Screens consume so much time and energy and zap us of what’s really important in life. There are too many studies out there that support this, especially in relation to teens’ addiction to screens. Giving our life over to screens takes us away from God, from humanity, from friends, family, and all that has meaning.

So, here’s a challenge: What if we didn’t look at our phone, tablets, electronics for an hour, then three hours, then a whole day? (Now, some school work and jobs require computer use—but not screen addiction.)Then, later, once we feel free, we could find some healthy way to communicate with others without letting the screen interfere with real connection and communication.

All the texting, tweeting, blogging, face-time, snap chat, etc., etc., etc. can be such a waste of time, effort, energy, even life itself. When we fast from screens, we find a better way to use our moments and our days—to improve the quality of our life and the lives of those around us.

Impossible? Nothing is impossible to God (Luke 1:37)!

How would fasting from these things change our lives?

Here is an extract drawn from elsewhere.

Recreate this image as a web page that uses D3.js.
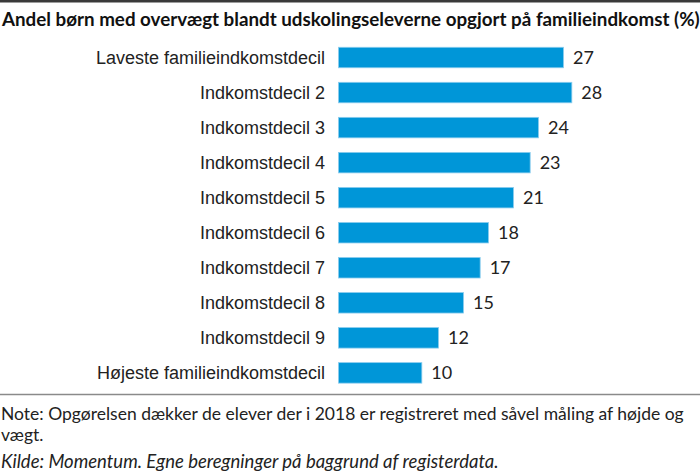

  • Would we feel more satisfied, in control of ourselves and bodies? Would we feel more content?
  • Would we become more tolerant, more compassionate, more aware of others’ perspectives?
  • Would we see the good in others and ourselves more easily?
  • Would we feel kinder, happier, lighter in our step?

Fasting is really not depriving ourselves of anything essential. What we’re giving up is not necessary to our spiritual growth. But what we’re gaining is totally essential—a freer sense of ourselves and others, which is more balanced, centered, settled, peaceful, calm, joyous, and vibrant. And that’s worth letting things be—the way God meant them to be.